Analysts like Al Armendariz, a chemical engineering professor at Southern Methodist University who is an expert on air pollution and an environmental advocate, said smaller and older facilities could face hefty costs, but major companies won’t feel a thing.
“They’ll say, ‘Look, if we have to spend half a million dollars to re-permit, big deal.’ They probably spend more than that on toiletries for those facilities,” he said, noting that even multimillion-dollar expenses would be a “one-time capital blip” for major companies. Armendariz also said he doubts industry claims that consumers could feel any pain.
http://www.allbusiness.com/professional-scientific/scientific-research-development/120873-1.html.
Al might doubt consumers will feel the pain, but it looks like in Texas and everywhere else the cards are already stacked against the average citizen’s health concerns. As for taxes, have you noticed all the petro commercials airing lately using the fear card…”Prices for consumers will go up.
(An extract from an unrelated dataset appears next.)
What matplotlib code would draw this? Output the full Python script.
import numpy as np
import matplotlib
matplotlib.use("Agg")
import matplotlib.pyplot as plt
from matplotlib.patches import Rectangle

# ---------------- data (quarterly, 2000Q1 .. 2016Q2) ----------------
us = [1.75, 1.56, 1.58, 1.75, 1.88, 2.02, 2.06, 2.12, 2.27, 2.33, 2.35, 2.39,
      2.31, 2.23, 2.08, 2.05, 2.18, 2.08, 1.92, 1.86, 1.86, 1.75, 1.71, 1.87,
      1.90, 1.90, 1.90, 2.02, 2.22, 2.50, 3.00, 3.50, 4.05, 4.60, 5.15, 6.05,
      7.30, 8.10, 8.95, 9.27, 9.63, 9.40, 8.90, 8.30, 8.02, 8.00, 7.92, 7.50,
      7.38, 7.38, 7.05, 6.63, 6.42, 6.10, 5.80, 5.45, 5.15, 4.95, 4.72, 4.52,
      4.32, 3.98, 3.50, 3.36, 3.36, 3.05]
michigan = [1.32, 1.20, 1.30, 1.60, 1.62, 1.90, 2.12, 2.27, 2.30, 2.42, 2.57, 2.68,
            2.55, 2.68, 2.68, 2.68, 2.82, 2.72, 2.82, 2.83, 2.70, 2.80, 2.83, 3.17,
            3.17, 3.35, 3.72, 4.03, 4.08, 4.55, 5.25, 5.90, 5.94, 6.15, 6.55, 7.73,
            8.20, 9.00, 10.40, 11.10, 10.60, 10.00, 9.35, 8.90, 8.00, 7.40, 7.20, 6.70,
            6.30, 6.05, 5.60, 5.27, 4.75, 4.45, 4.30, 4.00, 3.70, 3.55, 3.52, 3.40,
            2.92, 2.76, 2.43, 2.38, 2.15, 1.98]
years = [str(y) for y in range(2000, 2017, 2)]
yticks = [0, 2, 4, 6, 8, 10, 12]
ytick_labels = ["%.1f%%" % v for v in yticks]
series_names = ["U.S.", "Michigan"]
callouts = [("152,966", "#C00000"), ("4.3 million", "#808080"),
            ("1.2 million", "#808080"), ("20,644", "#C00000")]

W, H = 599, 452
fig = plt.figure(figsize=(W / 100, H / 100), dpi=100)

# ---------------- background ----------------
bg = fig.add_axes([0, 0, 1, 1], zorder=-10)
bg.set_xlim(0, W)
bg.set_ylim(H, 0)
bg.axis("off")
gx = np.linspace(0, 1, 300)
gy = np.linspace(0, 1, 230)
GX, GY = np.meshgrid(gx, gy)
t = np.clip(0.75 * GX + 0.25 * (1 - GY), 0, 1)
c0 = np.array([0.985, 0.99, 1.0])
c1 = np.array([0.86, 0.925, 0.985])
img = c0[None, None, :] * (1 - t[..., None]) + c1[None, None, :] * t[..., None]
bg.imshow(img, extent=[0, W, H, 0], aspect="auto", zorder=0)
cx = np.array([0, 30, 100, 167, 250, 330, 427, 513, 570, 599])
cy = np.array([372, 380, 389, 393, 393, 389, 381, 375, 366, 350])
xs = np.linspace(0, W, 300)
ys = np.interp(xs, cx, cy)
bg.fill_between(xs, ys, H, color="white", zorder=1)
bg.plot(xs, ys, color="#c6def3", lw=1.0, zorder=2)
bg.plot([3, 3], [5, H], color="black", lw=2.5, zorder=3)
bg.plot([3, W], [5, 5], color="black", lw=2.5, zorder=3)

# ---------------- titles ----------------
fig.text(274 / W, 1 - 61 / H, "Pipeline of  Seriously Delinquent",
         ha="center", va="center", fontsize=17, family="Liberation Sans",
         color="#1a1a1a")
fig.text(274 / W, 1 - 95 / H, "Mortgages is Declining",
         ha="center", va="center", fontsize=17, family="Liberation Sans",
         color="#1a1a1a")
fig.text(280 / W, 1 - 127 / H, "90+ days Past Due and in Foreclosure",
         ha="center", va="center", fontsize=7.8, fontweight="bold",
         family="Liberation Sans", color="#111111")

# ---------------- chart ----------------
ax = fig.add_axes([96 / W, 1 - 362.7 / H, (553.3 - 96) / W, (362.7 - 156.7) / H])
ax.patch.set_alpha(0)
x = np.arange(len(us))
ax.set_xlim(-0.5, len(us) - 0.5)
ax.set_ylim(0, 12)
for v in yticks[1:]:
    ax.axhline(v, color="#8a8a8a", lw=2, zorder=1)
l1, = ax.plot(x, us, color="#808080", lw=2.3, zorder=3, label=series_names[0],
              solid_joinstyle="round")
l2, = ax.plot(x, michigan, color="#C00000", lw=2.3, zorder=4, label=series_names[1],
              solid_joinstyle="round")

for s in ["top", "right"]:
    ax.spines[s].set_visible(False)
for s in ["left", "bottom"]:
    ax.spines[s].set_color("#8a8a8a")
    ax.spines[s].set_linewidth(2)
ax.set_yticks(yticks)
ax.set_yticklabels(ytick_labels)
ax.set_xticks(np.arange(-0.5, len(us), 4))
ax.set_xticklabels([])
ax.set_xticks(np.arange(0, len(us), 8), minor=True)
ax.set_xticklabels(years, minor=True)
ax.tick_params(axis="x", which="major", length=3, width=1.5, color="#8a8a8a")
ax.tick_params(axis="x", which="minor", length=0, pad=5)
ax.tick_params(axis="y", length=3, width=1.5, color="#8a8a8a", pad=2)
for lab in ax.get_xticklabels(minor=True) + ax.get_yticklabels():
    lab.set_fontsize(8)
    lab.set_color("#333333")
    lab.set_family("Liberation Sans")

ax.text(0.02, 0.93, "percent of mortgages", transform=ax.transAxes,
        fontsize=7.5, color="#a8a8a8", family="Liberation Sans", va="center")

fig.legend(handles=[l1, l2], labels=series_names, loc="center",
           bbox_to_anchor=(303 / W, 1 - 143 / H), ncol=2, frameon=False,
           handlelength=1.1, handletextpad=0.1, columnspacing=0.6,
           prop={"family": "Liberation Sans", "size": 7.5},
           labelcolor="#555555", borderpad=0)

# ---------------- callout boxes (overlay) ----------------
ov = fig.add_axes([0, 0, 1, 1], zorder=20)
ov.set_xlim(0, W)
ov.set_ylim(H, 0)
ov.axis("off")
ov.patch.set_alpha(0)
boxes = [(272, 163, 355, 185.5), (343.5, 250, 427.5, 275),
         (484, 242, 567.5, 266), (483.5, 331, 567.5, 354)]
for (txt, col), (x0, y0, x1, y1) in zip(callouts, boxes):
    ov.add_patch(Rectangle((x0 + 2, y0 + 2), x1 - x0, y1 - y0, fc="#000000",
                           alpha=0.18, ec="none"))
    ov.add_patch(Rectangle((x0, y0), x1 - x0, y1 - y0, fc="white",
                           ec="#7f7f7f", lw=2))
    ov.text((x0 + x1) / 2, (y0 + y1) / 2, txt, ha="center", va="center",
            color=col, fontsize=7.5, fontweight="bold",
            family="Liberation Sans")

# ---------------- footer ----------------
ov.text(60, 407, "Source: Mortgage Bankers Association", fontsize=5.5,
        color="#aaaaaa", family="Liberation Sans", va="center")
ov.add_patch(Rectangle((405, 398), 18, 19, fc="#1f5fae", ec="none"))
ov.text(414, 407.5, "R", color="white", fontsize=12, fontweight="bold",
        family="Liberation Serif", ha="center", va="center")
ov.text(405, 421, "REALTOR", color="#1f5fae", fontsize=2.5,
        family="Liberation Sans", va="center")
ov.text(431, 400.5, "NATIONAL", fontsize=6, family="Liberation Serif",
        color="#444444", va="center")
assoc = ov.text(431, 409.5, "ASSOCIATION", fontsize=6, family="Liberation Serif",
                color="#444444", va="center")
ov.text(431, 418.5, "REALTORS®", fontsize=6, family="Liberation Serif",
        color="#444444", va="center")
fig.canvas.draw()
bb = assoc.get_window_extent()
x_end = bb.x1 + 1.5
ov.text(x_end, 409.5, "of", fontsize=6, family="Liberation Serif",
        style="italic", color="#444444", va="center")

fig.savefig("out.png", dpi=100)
Consumers will be taxed more if the big bad government cracks down on industry pollution and tries to further alternatives.” Industry is already on the move to make Al eat his words.
Taxes and our health and well being should not be pitted against each other like a threat. We’ve been plied with fear for a decade. Consumers should not bear the expense to finance the changes polluting industries will have to make in the future to “clean up” because they failed to make them long ago when it would have been far less expensive. Likewise the consumer should not bear the guilt of any of the health problems that could have been avoided especially in children. Gotta laugh at that one since TXU, the governor of Texas, and anyone else who challenged the EPA obviously feels no remorse for anyone suffering respiratory illnesses at their hands. After all they provided jobs where workers could breathe a toxic brew everyday.